Dalam sidang, agenda sidang berikutnya adalah sidang materi pokok, bukan mediasi. Kebijakan hakim ini melihat lantaran tergugat mangkir dari sidang tanpa keterangan apa pun. (Baca: Pengadilan Facebook)
Sesuai Peraturan Mahkamah Agung Nomor 1 Tahun 2002 tentang Class Action, sebelum masuk pada materi pokok gugatan, penggugat dan tergugat memungkinkan melalui proses mediasi. Jika pada sidang perdana tergugat dihadiri kuasa hukumnya, maka terbuka untuk melalui proses mediasi.
Minim Dukungan
Sayangnya, hingga sidang perdana, belum terlihat dukungan maksimal dari Kementrian Komunikasi dan Informatika (Kominfo) dalam upaya gerakan sipil ini menegakkan wibawa bangsa di depan investor asing ini. (Baca: Kominfo dan Facebook)
Hal itu terlihat dari belum dibukanya ke publik surat yang dikirimkan Facebook terkait skandal Cambridge Analytica di Indonesia dan langkah Kominfo yang memperpanjang masa aduan dari pelanggan jika merasa datanya dibocorkan pemilik platform itu.

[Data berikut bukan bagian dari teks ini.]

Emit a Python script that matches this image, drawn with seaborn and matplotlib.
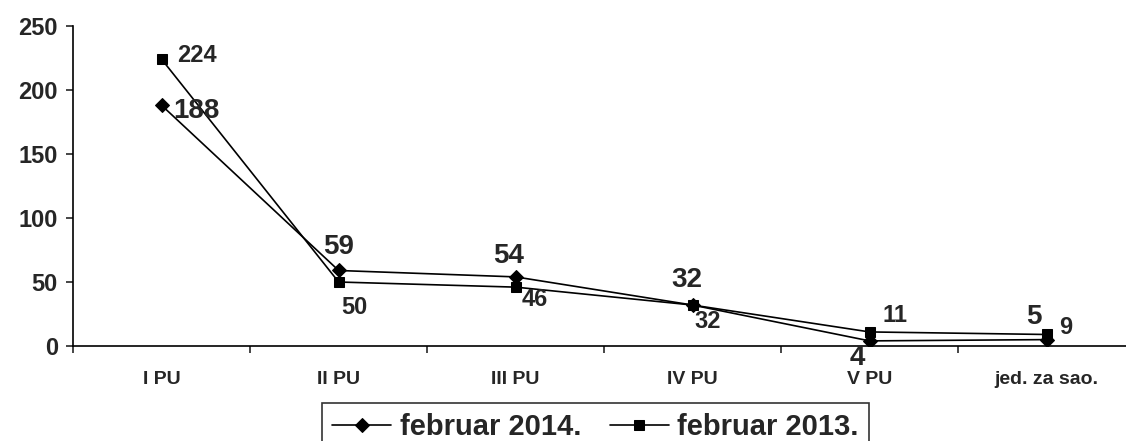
import pandas as pd
import matplotlib.pyplot as plt
import seaborn as sns

categories = ['I PU', 'II PU', 'III PU', 'IV PU', 'V PU', 'jed. za sao.']
feb_2014 = [188, 59, 54, 32, 4, 5]
feb_2013 = [224, 50, 46, 32, 11, 9]
series_names = ['februar 2014.', 'februar 2013.']

# label offsets in points (dx, dy) per point
offsets_2014 = [(8, -4), (0, 17), (-5, 15), (-4, 18), (-9, -12), (-9, 16)]
offsets_2013 = [(11, 3), (11, -18), (14, -9), (11, -12), (18, 12), (14, 5)]


def draw():
    sns.set_style('white')
    plt.rcParams['font.family'] = ['Liberation Sans', 'DejaVu Sans']
    plt.rcParams['font.weight'] = 'bold'

    df = pd.DataFrame({
        'cat': categories * 2,
        'val': feb_2014 + feb_2013,
        'series': [series_names[0]] * len(categories) + [series_names[1]] * len(categories),
    })

    fig = plt.figure(figsize=(11.26, 4.41), dpi=100)
    ax = fig.add_axes([0.065, 0.2154, 0.943, 0.7256])

    sns.lineplot(data=df, x='cat', y='val', hue='series', style='series',
                 markers={series_names[0]: 'D', series_names[1]: 's'},
                 dashes=False, palette=['black', 'black'], sort=False,
                 linewidth=1.2, markersize=7.5, markeredgecolor='black', ax=ax)

    for i, v in enumerate(feb_2014):
        ax.annotate(str(v), (i, v), xytext=offsets_2014[i], textcoords='offset points',
                    ha='center' if offsets_2014[i][0] < 6 else 'left', va='center',
                    fontsize=20, fontweight='bold')
    for i, v in enumerate(feb_2013):
        ax.annotate(str(v), (i, v), xytext=offsets_2013[i], textcoords='offset points',
                    ha='left' if i == 0 else 'center', va='center',
                    fontsize=17, fontweight='bold')

    ax.set_xlim(-0.5, 5.5)
    ax.set_ylim(0, 250)
    ax.set_yticks([0, 50, 100, 150, 200, 250])
    ax.set_xticks(range(len(categories)))
    ax.set_xticklabels(categories, fontsize=14, fontweight='bold')
    ax.set_xticks([i - 0.5 for i in range(len(categories) + 1)], minor=True)
    ax.tick_params(axis='x', which='major', length=0, pad=18)
    ax.tick_params(axis='x', which='minor', length=5, width=1.2, direction='out', bottom=True)
    ax.tick_params(axis='y', length=5, width=1.2, direction='out', left=True, labelsize=17, pad=6)
    for lbl in ax.get_yticklabels():
        lbl.set_fontweight('bold')
    ax.set_xlabel('')
    ax.set_ylabel('')
    sns.despine(ax=ax)
    for s in ['left', 'bottom']:
        ax.spines[s].set_color('black')
        ax.spines[s].set_linewidth(1.2)

    leg = ax.legend(loc='upper center', bbox_to_anchor=(0.529, 0.087),
                    bbox_transform=fig.transFigure, ncol=2, frameon=True,
                    fancybox=False, edgecolor='black', fontsize=21,
                    handlelength=2.0, columnspacing=1.0, handletextpad=0.3,
                    borderpad=0.35, borderaxespad=0)
    leg.get_frame().set_linewidth(1.2)
    for t in leg.get_texts():
        t.set_fontweight('bold')

    fig.savefig('out.png', dpi=100)


def main():
    draw()


if __name__ == '__main__':
    main()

Aksi yang diambil Kominfo berbeda dengan Information Commissioner’s Office di Inggris yang terlihat aktif selama berbulan-bulan melakukan penyelidikan dan rela merogoh kocek lumayan dalam untuk membuktikan adanya kesalahan yang dilakukan Facebook.
Asal tahu saja Facebook ketika berhadapan dengan hukum di beberapa negara lain mengklaim bahwa Alexander Kogan yang salah karena telah menjual data pribadi pengguna ke pihak Cambridge Analityca.
Cambridge Analityca pun juga diklaim salah karena menyalahgunakan data pribadi pengguna Facebook untuk kepentingan kampanye, dan terakhir jejaring sosial ini di Amerika Serikat mengklaim pengguna dianggap tidak berhak menuntutnya karena kebocoran data pribadi, mengingat 87 juta pengguna sendiri mengijinkan penggunaan data pribadi.
Melihat jurus berkelit dari Facebook, rasanya hal yang wajar jika berharap ada langkah beriringan antara gerakan sipil dan Kominfo untuk menaklukkan jejaring sosial itu di pengadilan.
Misalnya, Kominfo menunjukkan dukungannya dengan menjadi tergugat intervensi dalam kasus yang diusung Kaukus Masyarakat Informasi ini untuk menunjukkan negara bersama rakyatnya berjuang menuntut keadilan. Sebuah aksi heroik yang menarik ditunggu dari Kominfo oleh rakyat.